5.1.Le sergent GEYER

Chef de la casemate sud, était dans la cloche de son ouvrage et tirait au mortier de 50, lorsque la culasse se déverrouillant, est venue le frapper violemment à la poitrine sans lui causer de blessures apparentes, il n’a pas voulu abandonner son poste et a continué le tir avec le FM de cloche. Une balle est alors arrivée dans la glace de visée de ce FM, a brisée cette glace et a blessé le sergent GEYER en lui creusant un sillon à la joue droite et en lui projetant dans l’œil droit des éclats de verre. D’après les derniers renseignements obtenus par le docteur du 1/70ème RIF, le sergent GEYER aurait l’œil droit crevé. Le sergent a continué néanmoins à commander son ouvrage, mais son état paraissant inquiétant, il a dû être évacué à la fin des tirs.
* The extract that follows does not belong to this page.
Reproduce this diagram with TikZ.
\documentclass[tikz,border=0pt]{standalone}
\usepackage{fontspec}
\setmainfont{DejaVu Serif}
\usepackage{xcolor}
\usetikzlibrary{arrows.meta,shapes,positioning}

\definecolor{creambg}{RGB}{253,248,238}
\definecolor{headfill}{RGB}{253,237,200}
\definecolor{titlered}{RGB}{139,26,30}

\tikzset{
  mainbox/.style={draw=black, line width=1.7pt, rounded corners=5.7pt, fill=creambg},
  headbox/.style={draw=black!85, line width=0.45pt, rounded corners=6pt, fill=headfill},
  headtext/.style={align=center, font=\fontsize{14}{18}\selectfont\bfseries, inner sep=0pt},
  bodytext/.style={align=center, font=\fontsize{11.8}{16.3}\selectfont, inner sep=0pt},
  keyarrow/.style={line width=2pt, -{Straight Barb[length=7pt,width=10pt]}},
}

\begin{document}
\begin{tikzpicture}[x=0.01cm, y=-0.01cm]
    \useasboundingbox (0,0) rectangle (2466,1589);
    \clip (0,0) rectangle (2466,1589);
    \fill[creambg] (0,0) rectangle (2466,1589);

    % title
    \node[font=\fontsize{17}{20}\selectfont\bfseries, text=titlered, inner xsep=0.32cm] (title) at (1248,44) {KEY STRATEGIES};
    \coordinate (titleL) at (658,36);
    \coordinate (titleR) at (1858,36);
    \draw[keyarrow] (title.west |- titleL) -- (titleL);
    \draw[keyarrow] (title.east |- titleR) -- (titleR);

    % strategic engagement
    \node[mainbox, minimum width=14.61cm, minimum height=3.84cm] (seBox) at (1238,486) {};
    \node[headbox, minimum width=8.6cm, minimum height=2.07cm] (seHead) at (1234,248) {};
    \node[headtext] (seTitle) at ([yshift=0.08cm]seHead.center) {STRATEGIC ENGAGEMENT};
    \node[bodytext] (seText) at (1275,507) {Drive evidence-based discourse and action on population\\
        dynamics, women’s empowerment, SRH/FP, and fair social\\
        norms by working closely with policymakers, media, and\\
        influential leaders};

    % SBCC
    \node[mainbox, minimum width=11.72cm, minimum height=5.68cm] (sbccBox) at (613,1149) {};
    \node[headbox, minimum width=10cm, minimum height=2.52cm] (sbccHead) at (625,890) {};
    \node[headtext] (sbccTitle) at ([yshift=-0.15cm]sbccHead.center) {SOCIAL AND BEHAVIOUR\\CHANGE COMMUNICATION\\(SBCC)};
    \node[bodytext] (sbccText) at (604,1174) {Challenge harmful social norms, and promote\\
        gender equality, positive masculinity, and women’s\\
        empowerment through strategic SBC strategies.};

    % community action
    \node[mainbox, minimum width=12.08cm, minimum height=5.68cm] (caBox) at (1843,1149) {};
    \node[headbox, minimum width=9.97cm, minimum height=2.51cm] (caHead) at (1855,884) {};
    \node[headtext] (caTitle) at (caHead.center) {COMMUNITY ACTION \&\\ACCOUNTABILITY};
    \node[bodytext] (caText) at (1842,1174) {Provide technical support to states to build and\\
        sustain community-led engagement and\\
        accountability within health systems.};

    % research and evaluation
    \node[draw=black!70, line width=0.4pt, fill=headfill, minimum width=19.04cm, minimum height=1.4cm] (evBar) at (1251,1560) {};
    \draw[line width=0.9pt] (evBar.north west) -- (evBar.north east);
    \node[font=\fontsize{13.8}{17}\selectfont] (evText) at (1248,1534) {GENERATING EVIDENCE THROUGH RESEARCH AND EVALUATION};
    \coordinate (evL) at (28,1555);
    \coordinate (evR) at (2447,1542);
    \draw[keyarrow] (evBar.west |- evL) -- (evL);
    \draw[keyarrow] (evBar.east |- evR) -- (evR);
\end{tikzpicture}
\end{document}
5.2.Le caporal-chef CLAUDEL

Il a reçu par la fente de visée de la rotule de FM de cloche, un éclat qui lui a enlevé au-dessus du front 2cm2 de cheveux et lui a fait une légère blessure. Il n’avait pas en effet son casque, car il est impossible de servir une arme de casemate avec le casque d’infanterie dont est actuellement dotée l'équipage de la casemate de la CEO 1. Il serait nécessaire que les unités d’équipage soient dotées du casque de chars prévu dans les tenues de casematiers.

5.3.Le sergent NEFF

Au cours du tir sur le premier train de péniche tirait au jumelage, lorsque le ressort d’une des pièces a quitté son logement et l’a blessé assez profondément au menton.
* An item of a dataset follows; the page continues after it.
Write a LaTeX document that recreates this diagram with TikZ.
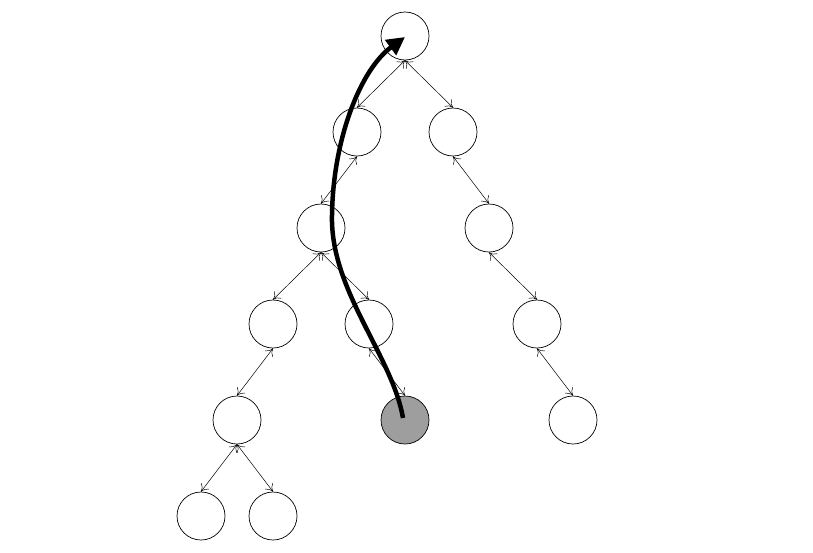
\documentclass[tikz,border=0pt]{standalone}
\usetikzlibrary{arrows.meta}
\begin{document}
\begin{tikzpicture}[x=1pt,y=-1pt,
  vert/.style={circle,draw,line width=0.7pt,minimum size=48pt,inner sep=0pt},
  hit/.style={vert,fill=black!38},
  link/.style={{To[length=7pt,width=10pt]}-{To[length=7pt,width=10pt]},line width=0.5pt},
  walk/.style={line width=4.5pt,-{Triangle[length=18pt,width=18pt]}}]
\useasboundingbox (0,0) rectangle (813,552);
\node[vert] (r) at (405,36) {};
\node[vert] (a) at (357,132) {};
\node[vert] (b) at (453,132) {};
\node[vert] (aa) at (321,228) {};
\node[vert] (bb) at (489,228) {};
\node[vert] (aaa) at (273,324) {};
\node[vert] (aab) at (369,324) {};
\node[vert] (bbb) at (537,324) {};
\node[vert] (c1) at (237,420) {};
\node[hit] (g) at (405,420) {};
\node[vert] (c3) at (573,420) {};
\node[vert] (d1) at (201,516) {};
\node[vert] (d2) at (273,516) {};
\foreach \p/\c in {r/a,r/b,a/aa,b/bb,aa/aaa,aa/aab,bb/bbb,aaa/c1,aab/g,bbb/c3,c1/d1,c1/d2}
  \draw[link] (\p.south) -- (\c.north);
\coordinate (s) at (403,418);
\coordinate (e) at (405,37);
\draw[walk] (s) .. controls (392,355) and (330,290) .. (332,215)
  .. controls (333,140) and (360,70) .. (e);
\end{tikzpicture}
\end{document}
5.4.Le casematier DIDIER Jules

Tirant au FM de cloche reçut au bas de l’œil droit, la glace de visée de la rotule de ce FM. Il a le dessus de l’œil et la joue profondément meurtris. Cette glace s’est détachée par suite d’un choc parvenu d’un éclat de balle allemande.

5.5.Le soldat AMAGAT François

De la CEFV 1, chargeur du canon de 37, a reçu des éclats de balle dans l’oreille gauche, éclats qui lui ont causé une blessure légère. Ce même homme allant porter un ordre donner par le Lieutenant METZINGER à la casemate nord, s’est tordu le genou assez sérieusement.

5.6.Le Lieutenant METZINGER

Commandant la CEO 1 a reçu dans la figure et dans les mains des éclats d’une balle qui a éclaté contre le tube du canon de 37 et a été légèrement blessé.